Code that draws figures
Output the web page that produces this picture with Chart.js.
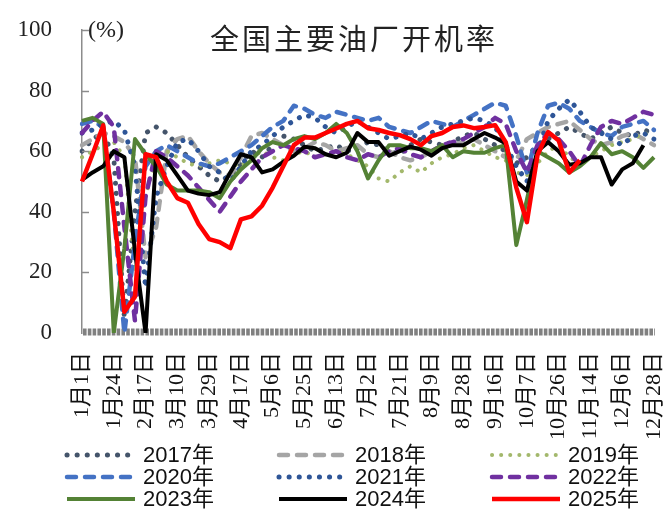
<!DOCTYPE html>
<html>
<head>
<meta charset="utf-8">
<script src="https://cdn.jsdelivr.net/npm/chart.js@4.4.1/dist/chart.umd.min.js"></script>
<style>
  body { margin: 0; background: #fff; }
  #wrap { width: 664px; height: 509px; }
</style>
</head>
<body>
<div id="wrap"><canvas id="myChart" width="664" height="509"></canvas></div>
<script>
const titleText = '全国主要油厂开机率';
const unitText = '(%)';

// one label every 3 weekly points
const tickLabels = ['1月1日', '1月24日', '2月17日', '3月10日', '3月29日', '4月17日', '5月6日', '5月25日', '6月13日',
  '7月2日', '7月21日', '8月9日', '8月28日', '9月16日', '10月7日', '10月26日', '11月14日', '12月6日', '12月28日'];
const weeksPerTick = 3;

const years = ['2017年', '2018年', '2019年', '2020年', '2021年', '2022年', '2023年', '2024年', '2025年'];

const y2017 = [60, 64, 66, 58, 5, 40, 66, 68, 66, 62, 58, 55, 52, 50, 52, 56, 60, 58, 62, 65, 64, 62, 60, 61, 62, 60, 61, 63,
  62, 60, 59, 62, 64, 63, 62, 63, 65, 66, 64, 62, 60, 56, 58, 62, 64, 66, 68, 66, 64, 66, 68, 66, 65, 67, 66];
const y2018 = [62, 64, 66, 65, 63, 58, 25, 35, 60, 64, 65, 60, 56, 53, 52, 58, 65, 66, 64, 62, 60, 61, 63, 62, 60, 61, 62, 59,
  58, 60, 58, 57, 58, 60, 61, 62, 63, 64, 62, 60, 58, 57, 64, 66, 68, 69, 70, 67, 64, 62, 63, 65, 66, 64, 62];
const y2019 = [58, 60, 62, 63, 58, 20, 45, 58, 60, 58, 56, 55, 56, 57, 56, 55, 58, 60, 58, 57, 59, 60, 58, 59, 60, 59, 57, 55,
  51, 50, 53, 55, 53, 56, 58, 59, 61, 62, 60, 58, 57, 53, 52, 56, 60, 62, 58, 56, 58, 60, 62, 63, 64, 66, 65];
const y2020 = [69, 70, 68, 40, 0, 30, 55, 60, 62, 60, 58, 56, 55, 56, 58, 60, 62, 65, 68, 70, 75, 74, 72, 71, 73, 72, 71, 70,
  71, 68, 67, 66, 68, 70, 69, 68, 70, 72, 74, 76, 75, 65, 53, 66, 75, 76, 74, 70, 68, 66, 65, 68, 69, 70, 67];
const y2021 = [66, 67, 69, 70, 67, 55, 15, 45, 55, 63, 64, 60, 55, 53, 50, 55, 60, 62, 65, 68, 70, 72, 71, 68, 66, 68, 70, 68,
  66, 64, 65, 66, 64, 66, 68, 69, 70, 71, 70, 68, 62, 55, 50, 60, 70, 74, 77, 73, 68, 66, 64, 62, 65, 66, 64];
const y2022 = [66, 70, 73, 68, 35, 4, 45, 60, 58, 55, 52, 48, 44, 40, 45, 50, 54, 58, 60, 62, 61, 60, 58, 59, 60, 58, 57, 59,
  58, 60, 61, 59, 58, 60, 62, 63, 64, 66, 68, 71, 69, 60, 53, 62, 66, 64, 60, 55, 62, 68, 70, 69, 71, 73, 72];
const y2023 = [70, 71, 69, 0, 28, 64, 59, 55, 49, 47, 47, 47, 46.5, 44.5, 50, 54, 57, 61, 63, 62, 64, 65, 64, 66, 69, 66, 60, 51,
  57, 62, 62, 61, 61, 60, 62, 58, 60, 59.5, 59.5, 61, 62, 29, 44, 60, 58, 56, 53, 55, 58, 62.7, 59, 60, 58, 54.5, 58];
const y2024 = [50.5, 53, 55, 60, 58, 27, 0, 59, 57, 52, 47, 46, 45.5, 46.5, 53, 59, 58, 53, 54, 56.5, 58.5, 61.5, 61, 59, 58, 59.5,
  66, 63, 63, 58.5, 60, 61.5, 60.5, 58.5, 61, 62, 62, 64, 66, 64.5, 62.5, 50, 47, 60, 63, 60, 55.5, 56, 58, 58, 49, 54, 56, 62, null];
const y2025 = [50, 59, 68.5, 40, 7, 12, 59, 58, 50, 44.5, 43, 36, 31, 30, 28, 37.5, 38.5, 42, 48, 55, 62, 64.5, 64.5, 66, 67.5, 69,
  70, 67.6, 67, 66, 65.3, 64, 62, 65, 66, 68, 68.5, 67.6, 68, 68.6, 63, 48, 36.6, 58.7, 66.3, 63.5, 53, 57,
  null, null, null, null, null, null, null];

const seriesValues = [y2017, y2018, y2019, y2020, y2021, y2022, y2023, y2024, y2025];

// line styles per year
const lineStyles = [
  { color: '#44546a', width: 5, dash: [0.1, 10], cap: 'round' },
  { color: '#a5a5a5', width: 4.5, dash: [9, 9], cap: 'round' },
  { color: '#a3b86c', width: 4, dash: [0.1, 9], cap: 'round' },
  { color: '#4472c4', width: 4.5, dash: [9, 9], cap: 'round' },
  { color: '#2e5597', width: 5, dash: [0.1, 10], cap: 'round' },
  { color: '#7030a0', width: 4.5, dash: [9, 9], cap: 'round' },
  { color: '#548235', width: 4, dash: [], cap: 'butt' },
  { color: '#000000', width: 4, dash: [], cap: 'butt' },
  { color: '#ff0000', width: 4.5, dash: [], cap: 'butt' }
];

const categories = y2017.map((v, i) => (i % weeksPerTick === 0 ? tickLabels[i / weeksPerTick] : ''));

const datasets = years.map((label, i) => ({
  label: label,
  data: seriesValues[i],
  borderColor: lineStyles[i].color,
  borderWidth: lineStyles[i].width,
  borderDash: lineStyles[i].dash,
  borderCapStyle: lineStyles[i].cap,
  borderJoinStyle: 'round',
  pointRadius: 0,
  tension: 0,
  fill: false,
  order: years.length - i
}));

const legendCols = [65, 277, 490];
const legendRows = [455, 477, 499];

const decorPlugin = {
  id: 'decor',
  beforeDatasetsDraw(chart) {
    // hatched category axis band along zero
    const ctx = chart.ctx;
    const area = chart.chartArea;
    const y0 = chart.scales.y.getPixelForValue(0) - 1;
    ctx.save();
    ctx.strokeStyle = '#808080';
    ctx.lineWidth = 7;
    ctx.setLineDash([3.6, 1.2]);
    ctx.beginPath();
    ctx.moveTo(area.left + 1, y0);
    ctx.lineTo(area.right + 1, y0);
    ctx.stroke();
    ctx.restore();
  },
  afterDraw(chart) {
    const ctx = chart.ctx;
    const area = chart.chartArea;
    const yScale = chart.scales.y;
    ctx.save();

    // short inward ticks on the value axis
    ctx.strokeStyle = '#8c8c8c';
    ctx.lineWidth = 1.5;
    yScale.ticks.forEach(t => {
      if (t.value === 0) return;
      const y = Math.round(yScale.getPixelForValue(t.value)) + 0.5;
      ctx.beginPath();
      ctx.moveTo(area.left, y);
      ctx.lineTo(area.left + 7, y);
      ctx.stroke();
    });

    ctx.fillStyle = '#222';
    ctx.textBaseline = 'middle';
    ctx.textAlign = 'left';
    ctx.font = "24px 'Liberation Serif', serif";
    ctx.fillText(unitText, area.left + 6, area.top + 1);

    ctx.textAlign = 'center';
    ctx.font = "29px 'Noto Sans CJK SC'";
    ctx.letterSpacing = '3px';
    ctx.fillText(titleText, 354, 39);
    ctx.letterSpacing = '0px';

    // legend, 3 columns
    ctx.textAlign = 'left';
    ctx.font = "22px 'Liberation Sans', 'Noto Sans CJK SC'";
    ctx.fillStyle = '#111';
    chart.data.datasets.forEach((ds, i) => {
      const x = legendCols[i % 3];
      const y = legendRows[Math.floor(i / 3)];
      ctx.strokeStyle = ds.borderColor;
      ctx.lineWidth = ds.borderWidth;
      ctx.lineCap = ds.borderCapStyle;
      ctx.setLineDash(ds.borderDash);
      ctx.beginPath();
      ctx.moveTo(x + 2, y);
      ctx.lineTo(x + 70, y);
      ctx.stroke();
      ctx.setLineDash([]);
      ctx.fillText(ds.label, x + 78, y + 1);
    });
    ctx.restore();
  }
};

const chartCanvas = document.getElementById('myChart').getContext('2d');
new Chart(chartCanvas, {
  type: 'line',
  data: { labels: categories, datasets: datasets },
  options: {
    responsive: false,
    animation: false,
    layout: { padding: { top: 30, right: 10, left: 0, bottom: 0 } },
    plugins: { legend: { display: false }, tooltip: { enabled: false } },
    scales: {
      x: {
        grid: { display: false, drawTicks: false },
        border: { display: false },
        ticks: {
          autoSkip: false,
          maxRotation: 90,
          minRotation: 90,
          padding: 19,
          color: '#111',
          font: { family: "'Liberation Serif', 'Noto Sans CJK SC'", size: 22 },
          callback: (v, i) => categories[i]
        },
        afterFit: s => { s.height = 176; s.paddingLeft = 0; s.paddingRight = 0; }
      },
      y: {
        min: 0,
        max: 100,
        grid: { display: false, drawTicks: false },
        border: { display: true, color: '#8c8c8c', width: 1.5 },
        ticks: {
          stepSize: 20,
          padding: 30,
          color: '#222',
          font: { family: "'Liberation Serif', serif", size: 23 }
        },
        afterFit: s => { s.width = 82; s.paddingTop = 0; s.paddingBottom = 0; }
      }
    }
  },
  plugins: [decorPlugin]
});
</script>
</body>
</html>
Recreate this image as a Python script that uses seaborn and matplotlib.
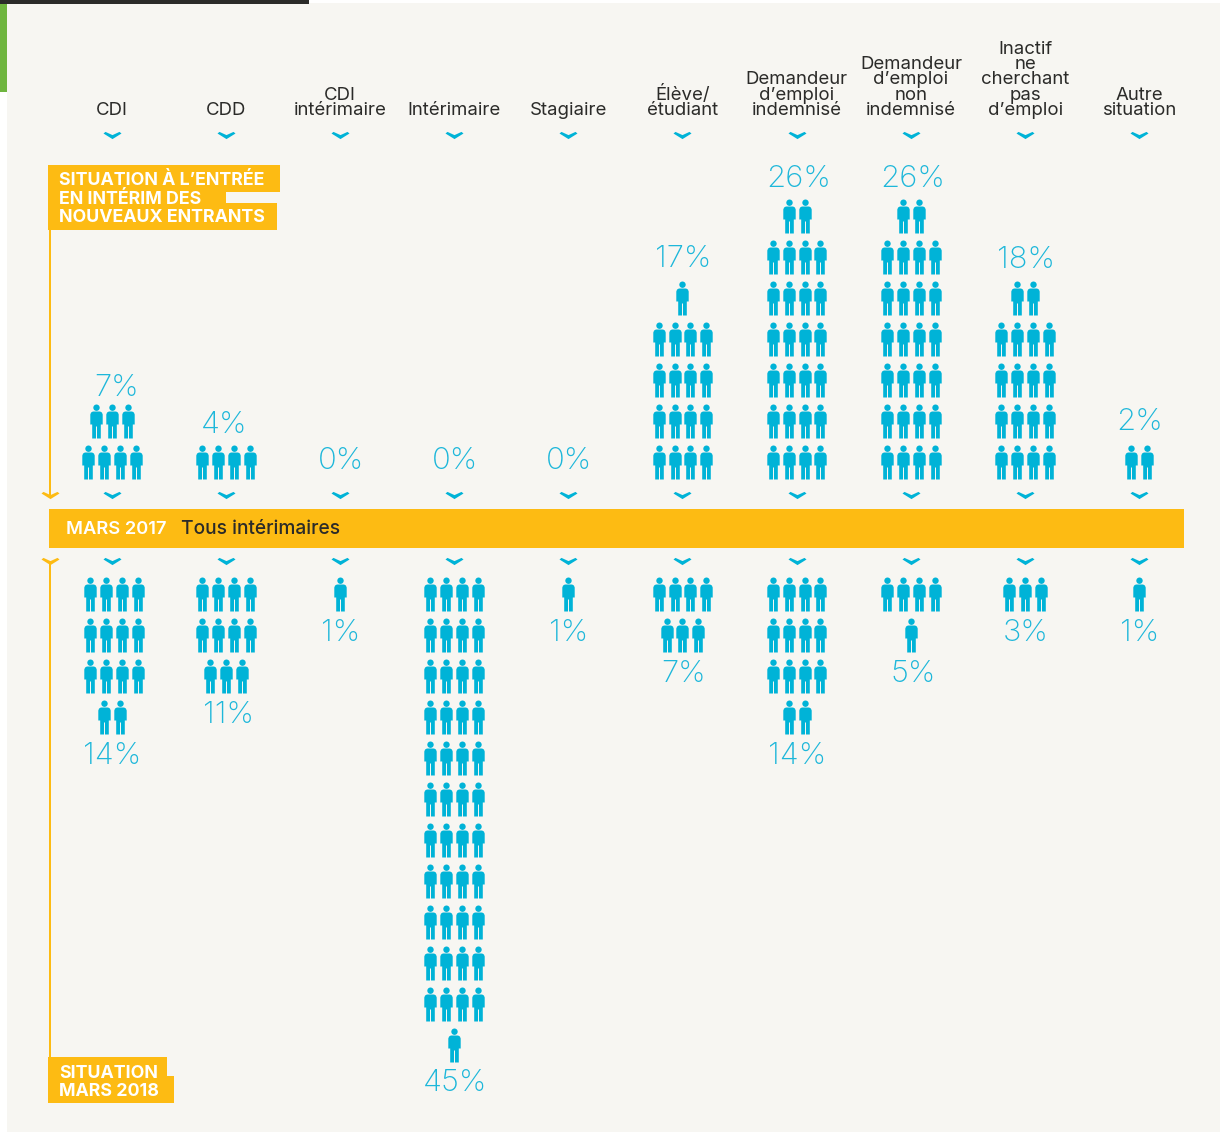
import numpy as np
import pandas as pd
import matplotlib
matplotlib.use("Agg")
import matplotlib.pyplot as plt
import seaborn as sns
from matplotlib.patches import Rectangle
from matplotlib.path import Path

# Data: one person = 1 %
CATEGORIES = [
    "CDI", "CDD", "CDI\nintérimaire", "Intérimaire", "Stagiaire",
    "Élève/\nétudiant", "Demandeur\nd’emploi\nindemnisé",
    "Demandeur\nd’emploi\nnon\nindemnisé",
    "Inactif\nne\ncherchant\npas\nd’emploi", "Autre\nsituation",
]
ENTRY_PCT = [7, 4, 0, 0, 0, 17, 26, 26, 18, 2]
MARS_2018_PCT = [14, 11, 1, 45, 1, 7, 14, 5, 3, 1]

# Layout (pixels of the 1222x1133 picture)
W, H = 1222, 1133
PX = 0.72  # px to pt at dpi 100
COL_X0, COL_STEP = 111.7, 114.15
PER_ROW = 4
PERSON_DX, ROW_DY = 15.9, 41
TOP_ROW_Y, BOTTOM_ROW_Y = 462, 594
ENTRY_NUDGE = [(4, 4), (-2, 0), (0, 0), (0, 0), (0, 0), (0, -2), (1.5, 0), (1.5, 0), (0.5, -1), (0, -3)]
MARS_NUDGE = [(0, 0), (1.5, 0), (0, 0), (0, -1), (0, 0), (0, 0), (0, 0), (1.5, 0), (0, 0), (0, 0)]
# first column of the lower block sits a little to the right on its full rows
MARS_FULL_ROW_SHIFT = [2, 0, 0, 0, 0, 0, 0, 0, 0, 0]
BLUE = "#00B3D7"
LABEL_BLUE = "#1DB7DA"
YELLOW = "#FDBB13"
DARK = "#2B2B29"
PANEL = "#F7F6F2"
GREEN = "#6FB53F"


def person_marker():
    # head + body, y goes up, total height 34 units
    head = Path.circle((0, 13.8), 3.2)
    body = Path(
        [(-3.6, 10), (3.6, 10), (5.4, 9), (6.2, 7), (6.2, -3), (4.3, -3),
         (4.3, -17), (0.5, -17), (0.5, -5), (-0.5, -5), (-0.5, -17),
         (-4.3, -17), (-4.3, -3), (-6.2, -3), (-6.2, 7), (-5.4, 9), (-3.6, 10)],
        closed=True,
    )
    return Path.make_compound_path(head, body)


def chevron_marker():
    return Path(
        [(-9, 2), (-7, 3.6), (0, 0.4), (7, 3.6), (9, 2), (0, -3.6), (-9, 2)],
        closed=True,
    )


def person_rows(pcts, first_y, direction, full_shift=None):
    """One row per PER_ROW people, stacked from first_y, last row centred."""
    rows = []
    for col, n in enumerate(pcts):
        cx = COL_X0 + col * COL_STEP
        for k in range(0, n, PER_ROW):
            in_row = min(PER_ROW, n - k)
            shift = full_shift[col] if full_shift and in_row == PER_ROW else 0
            for i in range(in_row):
                rows.append({
                    "x": cx + shift + (i - (in_row - 1) / 2) * PERSON_DX,
                    "y": first_y + direction * (k // PER_ROW) * ROW_DY,
                })
    return pd.DataFrame(rows)


sns.set_theme(style="white")
plt.rcParams["font.family"] = ["Inter", "DejaVu Sans"]

fig = plt.figure(figsize=(W / 100, H / 100), dpi=100, facecolor="white")
ax = fig.add_axes([0, 0, 1, 1])
ax.set_xlim(0, W)
ax.set_ylim(H, 0)
ax.axis("off")

# Background pieces
ax.add_patch(Rectangle((7, 3), 1213, 1129, color=PANEL, lw=0, zorder=0))
ax.add_patch(Rectangle((0, 0), 309, 4, color=DARK, lw=0, zorder=1))
ax.add_patch(Rectangle((0, 4), 7, 88, color=GREEN, lw=0, zorder=1))

# Central band and yellow guide lines
ax.add_patch(Rectangle((49, 509), 1135, 39, color=YELLOW, lw=0, zorder=1))
ax.add_patch(Rectangle((48.5, 165), 2.6, 330, color=YELLOW, lw=0, zorder=1))
ax.add_patch(Rectangle((48.5, 561), 2.6, 500, color=YELLOW, lw=0, zorder=1))

# Title boxes
for x, y, w, h in [(48, 165, 232, 27), (48, 192, 178, 11), (48, 203, 229, 27),
                   (48, 1057, 119, 20), (48, 1076, 126, 27)]:
    ax.add_patch(Rectangle((x, y), w, h, color=YELLOW, lw=0, zorder=1))

# People
entry_df = person_rows(ENTRY_PCT, TOP_ROW_Y, -1)
mars_df = person_rows(MARS_2018_PCT, BOTTOM_ROW_Y, 1, MARS_FULL_ROW_SHIFT)
people = pd.concat([entry_df, mars_df], ignore_index=True)
sns.scatterplot(data=people, x="x", y="y", marker=person_marker(),
                s=(34 * PX) ** 2, color=BLUE, linewidth=0, ax=ax, zorder=3, legend=False)

# Chevrons under headers and around the band
col_x = COL_X0 + np.arange(len(CATEGORIES)) * COL_STEP
chev = pd.DataFrame({
    "x": np.tile(col_x, 3),
    "y": np.repeat([134.5, 495, 561], len(col_x)),
})
sns.scatterplot(data=chev, x="x", y="y", marker=chevron_marker(),
                s=(18 * PX) ** 2, color=BLUE, linewidth=0, ax=ax, zorder=3, legend=False)
sns.scatterplot(x=[49.5, 49.5], y=[495, 561], marker=chevron_marker(),
                s=(18 * PX) ** 2, color=YELLOW, linewidth=0, ax=ax, zorder=3, legend=False)

# Column headers, last line sits on y=115
for x, name in zip(col_x, CATEGORIES):
    ax.text(x + 0.3, 115, name, ha="center", va="baseline", ma="center",
            linespacing=0.87, fontsize=18.6 * PX, color=DARK, zorder=4)

# Percent labels
for col, (x, n) in enumerate(zip(col_x, ENTRY_PCT)):
    top_row = (n - 1) // PER_ROW if n else 0
    y = TOP_ROW_Y - top_row * ROW_DY - 29 + ENTRY_NUDGE[col][1]
    if n == 0:
        y = TOP_ROW_Y + 7
    ax.text(x + 0.7 + ENTRY_NUDGE[col][0], y, f"{n}%", ha="center", va="baseline",
            fontsize=31 * PX, color=LABEL_BLUE, fontweight="light", zorder=4)

for col, (x, n) in enumerate(zip(col_x, MARS_2018_PCT)):
    last_row = (n - 1) // PER_ROW
    y = BOTTOM_ROW_Y + last_row * ROW_DY + 47 + MARS_NUDGE[col][1]
    ax.text(x + 0.7 + MARS_NUDGE[col][0], y, f"{n}%", ha="center", va="baseline",
            fontsize=31 * PX, color=LABEL_BLUE, fontweight="light", zorder=4)

# Box and band texts
for y, line in [(185, "SITUATION À L’ENTRÉE"), (204, "EN INTÉRIM DES"), (222, "NOUVEAUX ENTRANTS"),
                (1078, "SITUATION"), (1096, "MARS 2018")]:
    ax.text(59, y, line, ha="left", va="baseline", fontsize=17.8 * PX,
            fontweight="bold", color="white", zorder=4)
ax.text(66, 534, "MARS 2017", ha="left", va="baseline", fontsize=18.3 * PX,
        fontweight="semibold", color="white", zorder=4)
ax.text(181, 534, "Tous intérimaires", ha="left", va="baseline", fontsize=19.2 * PX,
        fontweight="medium", color=DARK, zorder=4)

fig.savefig("out.png", dpi=100, facecolor=fig.get_facecolor())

■ EXERCISE DESCRIPTION
Using the entries above, reproduce word for word only the lines from the one that contains "Recreate this image" to the one that contains "from matplotlib.path import Path", both ends included, and drop every picture.

■ ANSWER IN FULL
Recreate this image as a Python script that uses seaborn and matplotlib.
import numpy as np
import pandas as pd
import matplotlib
matplotlib.use("Agg")
import matplotlib.pyplot as plt
import seaborn as sns
from matplotlib.patches import Rectangle
from matplotlib.path import Path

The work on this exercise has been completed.